-- start Supplied information --

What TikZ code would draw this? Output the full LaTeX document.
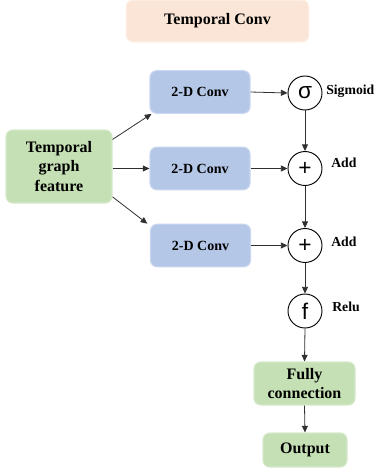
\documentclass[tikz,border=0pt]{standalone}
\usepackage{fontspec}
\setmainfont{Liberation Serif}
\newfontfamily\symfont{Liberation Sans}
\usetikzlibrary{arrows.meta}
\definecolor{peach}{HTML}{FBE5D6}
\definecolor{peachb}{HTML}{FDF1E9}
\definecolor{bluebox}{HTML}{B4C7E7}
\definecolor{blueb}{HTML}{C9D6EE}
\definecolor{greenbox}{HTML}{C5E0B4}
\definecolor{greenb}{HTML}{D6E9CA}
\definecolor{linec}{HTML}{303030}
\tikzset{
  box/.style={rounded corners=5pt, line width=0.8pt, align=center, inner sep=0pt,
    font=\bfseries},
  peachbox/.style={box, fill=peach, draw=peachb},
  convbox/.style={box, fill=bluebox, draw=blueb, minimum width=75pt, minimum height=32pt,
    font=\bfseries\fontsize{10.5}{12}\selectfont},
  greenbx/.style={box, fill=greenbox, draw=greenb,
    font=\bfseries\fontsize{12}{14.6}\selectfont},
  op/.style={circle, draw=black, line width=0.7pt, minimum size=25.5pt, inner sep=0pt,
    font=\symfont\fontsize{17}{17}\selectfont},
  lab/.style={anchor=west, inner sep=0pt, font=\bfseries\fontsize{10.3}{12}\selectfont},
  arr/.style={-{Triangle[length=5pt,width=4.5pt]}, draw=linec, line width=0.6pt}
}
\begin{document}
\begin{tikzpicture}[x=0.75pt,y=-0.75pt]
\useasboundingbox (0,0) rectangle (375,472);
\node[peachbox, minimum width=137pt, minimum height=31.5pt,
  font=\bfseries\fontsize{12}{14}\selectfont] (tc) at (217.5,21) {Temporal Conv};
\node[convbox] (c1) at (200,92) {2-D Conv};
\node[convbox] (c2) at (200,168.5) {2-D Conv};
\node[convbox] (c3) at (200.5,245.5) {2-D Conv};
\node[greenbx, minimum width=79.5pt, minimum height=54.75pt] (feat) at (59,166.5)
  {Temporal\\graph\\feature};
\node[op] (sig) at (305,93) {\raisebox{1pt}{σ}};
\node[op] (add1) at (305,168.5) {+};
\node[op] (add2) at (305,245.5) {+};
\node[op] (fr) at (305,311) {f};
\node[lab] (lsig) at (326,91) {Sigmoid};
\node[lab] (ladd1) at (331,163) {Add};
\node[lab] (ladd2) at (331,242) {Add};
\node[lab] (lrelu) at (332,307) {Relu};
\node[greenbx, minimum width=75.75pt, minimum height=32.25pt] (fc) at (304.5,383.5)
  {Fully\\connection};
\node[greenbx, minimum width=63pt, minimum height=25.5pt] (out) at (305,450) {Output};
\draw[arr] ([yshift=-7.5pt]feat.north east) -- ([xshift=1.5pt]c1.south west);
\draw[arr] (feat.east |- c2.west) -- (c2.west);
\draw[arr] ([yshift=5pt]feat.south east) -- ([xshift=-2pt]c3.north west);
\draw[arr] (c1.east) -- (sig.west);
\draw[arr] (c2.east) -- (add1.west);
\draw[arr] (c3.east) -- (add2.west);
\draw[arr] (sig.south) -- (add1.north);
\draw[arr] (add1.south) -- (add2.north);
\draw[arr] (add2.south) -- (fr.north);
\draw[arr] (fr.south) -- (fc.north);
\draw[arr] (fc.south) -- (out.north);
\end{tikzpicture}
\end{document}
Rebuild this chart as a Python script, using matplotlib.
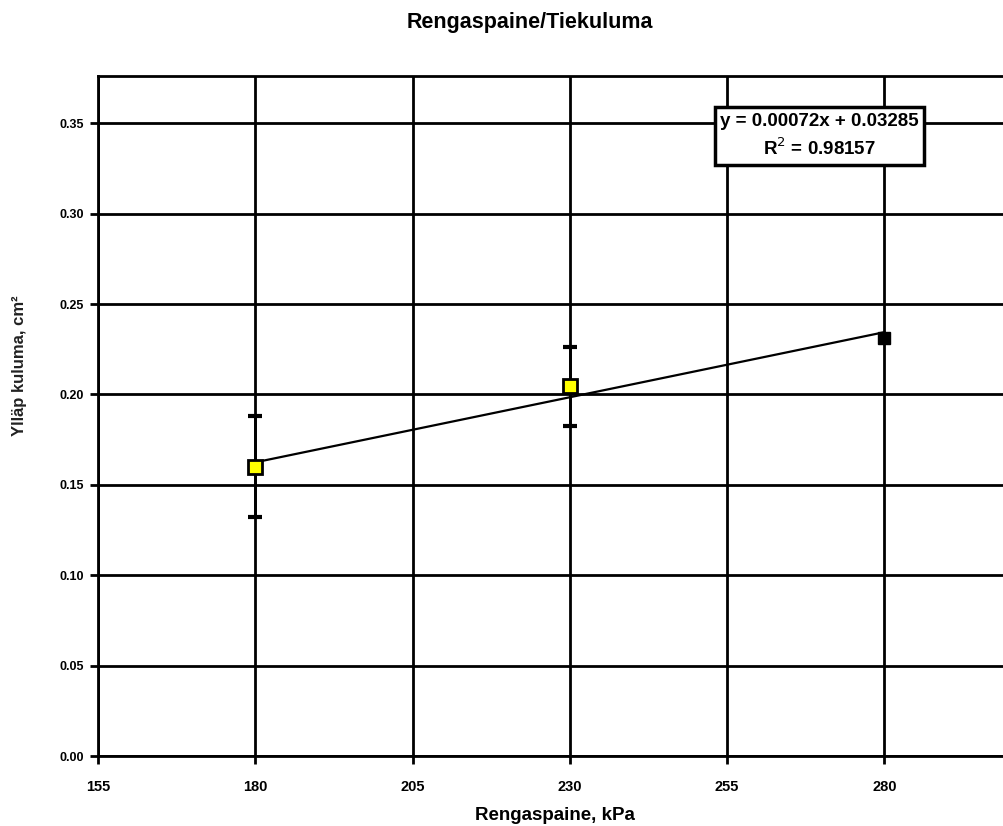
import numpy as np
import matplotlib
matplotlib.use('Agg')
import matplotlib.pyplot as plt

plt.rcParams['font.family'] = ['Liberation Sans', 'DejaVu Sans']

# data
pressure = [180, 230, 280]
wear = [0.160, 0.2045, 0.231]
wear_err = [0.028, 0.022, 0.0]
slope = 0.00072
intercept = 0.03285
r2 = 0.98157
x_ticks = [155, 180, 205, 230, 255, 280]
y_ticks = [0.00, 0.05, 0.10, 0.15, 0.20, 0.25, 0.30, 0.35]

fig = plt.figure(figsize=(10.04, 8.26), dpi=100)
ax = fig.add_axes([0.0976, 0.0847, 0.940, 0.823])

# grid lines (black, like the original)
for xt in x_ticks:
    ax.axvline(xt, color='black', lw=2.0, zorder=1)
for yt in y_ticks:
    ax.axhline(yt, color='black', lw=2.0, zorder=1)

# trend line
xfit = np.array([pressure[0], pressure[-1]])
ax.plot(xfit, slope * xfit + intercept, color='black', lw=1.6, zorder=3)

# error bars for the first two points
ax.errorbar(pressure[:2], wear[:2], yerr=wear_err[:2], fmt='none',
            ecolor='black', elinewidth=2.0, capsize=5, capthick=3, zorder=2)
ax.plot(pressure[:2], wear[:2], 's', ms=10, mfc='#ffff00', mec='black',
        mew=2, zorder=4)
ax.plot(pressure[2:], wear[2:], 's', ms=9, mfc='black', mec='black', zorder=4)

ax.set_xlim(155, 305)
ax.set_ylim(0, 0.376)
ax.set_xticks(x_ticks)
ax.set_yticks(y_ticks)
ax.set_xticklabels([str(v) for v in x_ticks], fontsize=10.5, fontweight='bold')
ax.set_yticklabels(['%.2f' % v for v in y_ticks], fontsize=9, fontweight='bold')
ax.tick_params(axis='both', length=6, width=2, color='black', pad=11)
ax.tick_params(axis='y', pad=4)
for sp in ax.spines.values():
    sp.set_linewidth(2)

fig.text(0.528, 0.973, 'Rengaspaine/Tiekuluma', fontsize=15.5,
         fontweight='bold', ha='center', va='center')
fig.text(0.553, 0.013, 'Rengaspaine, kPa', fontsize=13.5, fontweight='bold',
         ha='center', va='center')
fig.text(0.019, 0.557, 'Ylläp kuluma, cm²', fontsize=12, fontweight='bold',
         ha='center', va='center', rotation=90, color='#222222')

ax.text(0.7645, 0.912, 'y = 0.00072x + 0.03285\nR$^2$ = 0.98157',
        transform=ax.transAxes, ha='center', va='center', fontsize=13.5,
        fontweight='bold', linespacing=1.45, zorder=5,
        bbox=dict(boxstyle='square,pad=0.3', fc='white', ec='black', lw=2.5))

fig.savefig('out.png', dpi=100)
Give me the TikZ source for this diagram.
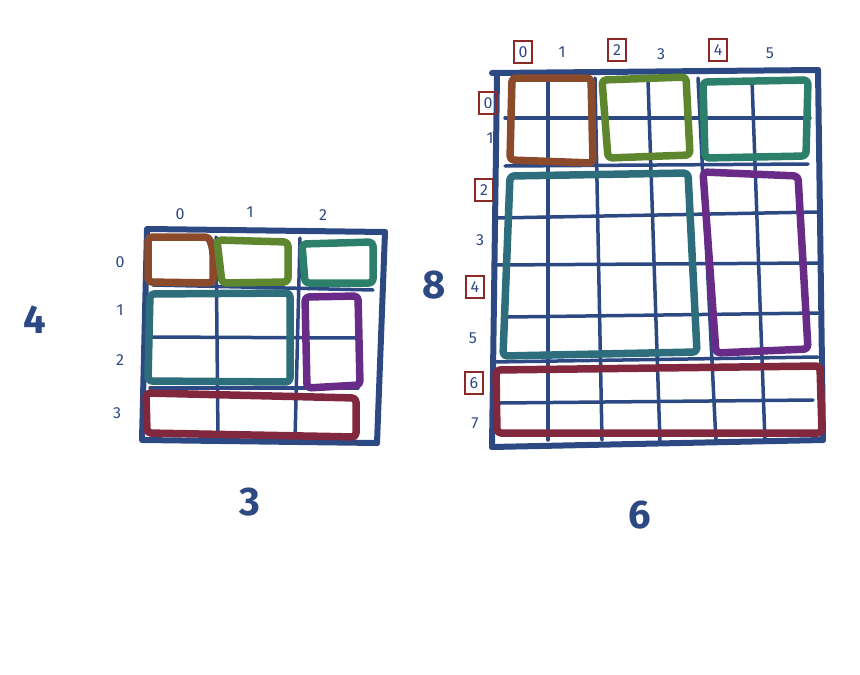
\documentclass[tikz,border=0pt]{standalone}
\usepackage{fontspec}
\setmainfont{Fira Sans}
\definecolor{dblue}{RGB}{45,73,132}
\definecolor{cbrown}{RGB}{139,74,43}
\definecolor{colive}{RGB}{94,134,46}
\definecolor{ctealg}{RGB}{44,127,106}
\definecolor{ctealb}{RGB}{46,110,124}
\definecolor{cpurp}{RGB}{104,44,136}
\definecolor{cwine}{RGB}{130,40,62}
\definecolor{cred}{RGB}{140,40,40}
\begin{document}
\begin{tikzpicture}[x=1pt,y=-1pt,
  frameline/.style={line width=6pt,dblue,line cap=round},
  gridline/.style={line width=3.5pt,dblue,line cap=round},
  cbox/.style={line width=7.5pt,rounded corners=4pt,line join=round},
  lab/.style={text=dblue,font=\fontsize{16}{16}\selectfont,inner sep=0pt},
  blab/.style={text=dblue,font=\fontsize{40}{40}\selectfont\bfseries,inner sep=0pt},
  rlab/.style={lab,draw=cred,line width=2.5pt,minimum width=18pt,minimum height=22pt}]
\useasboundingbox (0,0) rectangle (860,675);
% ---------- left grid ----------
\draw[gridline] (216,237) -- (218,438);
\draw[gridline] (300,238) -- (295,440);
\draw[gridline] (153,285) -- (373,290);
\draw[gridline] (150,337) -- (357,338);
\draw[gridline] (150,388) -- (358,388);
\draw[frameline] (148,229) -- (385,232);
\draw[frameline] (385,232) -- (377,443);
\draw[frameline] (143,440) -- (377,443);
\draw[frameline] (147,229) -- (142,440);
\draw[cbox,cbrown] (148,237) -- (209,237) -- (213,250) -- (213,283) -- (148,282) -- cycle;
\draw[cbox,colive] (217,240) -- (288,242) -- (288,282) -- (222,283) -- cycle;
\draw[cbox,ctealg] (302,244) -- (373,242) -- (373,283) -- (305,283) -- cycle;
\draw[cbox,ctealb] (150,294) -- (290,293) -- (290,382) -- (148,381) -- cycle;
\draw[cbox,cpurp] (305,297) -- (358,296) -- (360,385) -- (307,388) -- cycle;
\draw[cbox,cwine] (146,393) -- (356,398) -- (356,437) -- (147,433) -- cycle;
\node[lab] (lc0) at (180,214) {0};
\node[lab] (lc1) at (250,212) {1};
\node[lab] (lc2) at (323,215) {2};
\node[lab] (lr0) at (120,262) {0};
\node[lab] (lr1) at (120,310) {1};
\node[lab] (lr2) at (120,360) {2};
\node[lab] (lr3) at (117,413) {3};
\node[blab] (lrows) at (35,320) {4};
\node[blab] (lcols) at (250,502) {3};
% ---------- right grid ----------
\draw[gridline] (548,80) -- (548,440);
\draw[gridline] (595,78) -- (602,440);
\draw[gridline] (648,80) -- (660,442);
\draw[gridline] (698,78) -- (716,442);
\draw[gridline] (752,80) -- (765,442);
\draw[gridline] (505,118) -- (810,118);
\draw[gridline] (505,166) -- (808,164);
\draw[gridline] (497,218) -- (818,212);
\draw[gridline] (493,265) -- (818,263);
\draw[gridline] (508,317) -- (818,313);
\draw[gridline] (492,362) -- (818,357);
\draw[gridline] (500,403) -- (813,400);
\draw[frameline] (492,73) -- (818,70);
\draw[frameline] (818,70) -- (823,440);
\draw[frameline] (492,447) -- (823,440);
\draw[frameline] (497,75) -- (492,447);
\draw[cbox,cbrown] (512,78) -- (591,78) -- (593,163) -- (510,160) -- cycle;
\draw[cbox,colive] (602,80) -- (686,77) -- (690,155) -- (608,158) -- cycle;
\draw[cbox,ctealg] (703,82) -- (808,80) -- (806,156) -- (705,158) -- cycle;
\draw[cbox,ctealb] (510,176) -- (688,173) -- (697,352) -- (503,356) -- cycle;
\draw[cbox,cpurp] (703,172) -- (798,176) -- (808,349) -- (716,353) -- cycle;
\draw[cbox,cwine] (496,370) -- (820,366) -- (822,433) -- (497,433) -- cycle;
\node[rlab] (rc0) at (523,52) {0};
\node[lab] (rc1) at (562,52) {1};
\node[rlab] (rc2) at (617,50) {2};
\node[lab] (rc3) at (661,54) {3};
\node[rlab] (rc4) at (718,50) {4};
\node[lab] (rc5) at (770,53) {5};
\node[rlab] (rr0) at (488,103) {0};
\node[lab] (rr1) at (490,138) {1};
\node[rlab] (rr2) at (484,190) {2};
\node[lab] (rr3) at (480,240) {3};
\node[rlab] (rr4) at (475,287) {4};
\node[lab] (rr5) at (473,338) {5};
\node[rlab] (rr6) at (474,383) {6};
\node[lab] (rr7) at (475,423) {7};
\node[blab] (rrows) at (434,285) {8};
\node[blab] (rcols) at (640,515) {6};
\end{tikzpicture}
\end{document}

-- end Supplied information --

▸ Instructions for the task: Skip the pictures and repeat, word for word, the lines from the one containing "Rebuild this chart" to the one containing "ax = fig.add_axes([0.0976, 0.0847, 0.940, 0.823])", keeping both of those lines.

▸ Exercise answer:
Rebuild this chart as a Python script, using matplotlib.
import numpy as np
import matplotlib
matplotlib.use('Agg')
import matplotlib.pyplot as plt

plt.rcParams['font.family'] = ['Liberation Sans', 'DejaVu Sans']

# data
pressure = [180, 230, 280]
wear = [0.160, 0.2045, 0.231]
wear_err = [0.028, 0.022, 0.0]
slope = 0.00072
intercept = 0.03285
r2 = 0.98157
x_ticks = [155, 180, 205, 230, 255, 280]
y_ticks = [0.00, 0.05, 0.10, 0.15, 0.20, 0.25, 0.30, 0.35]

fig = plt.figure(figsize=(10.04, 8.26), dpi=100)
ax = fig.add_axes([0.0976, 0.0847, 0.940, 0.823])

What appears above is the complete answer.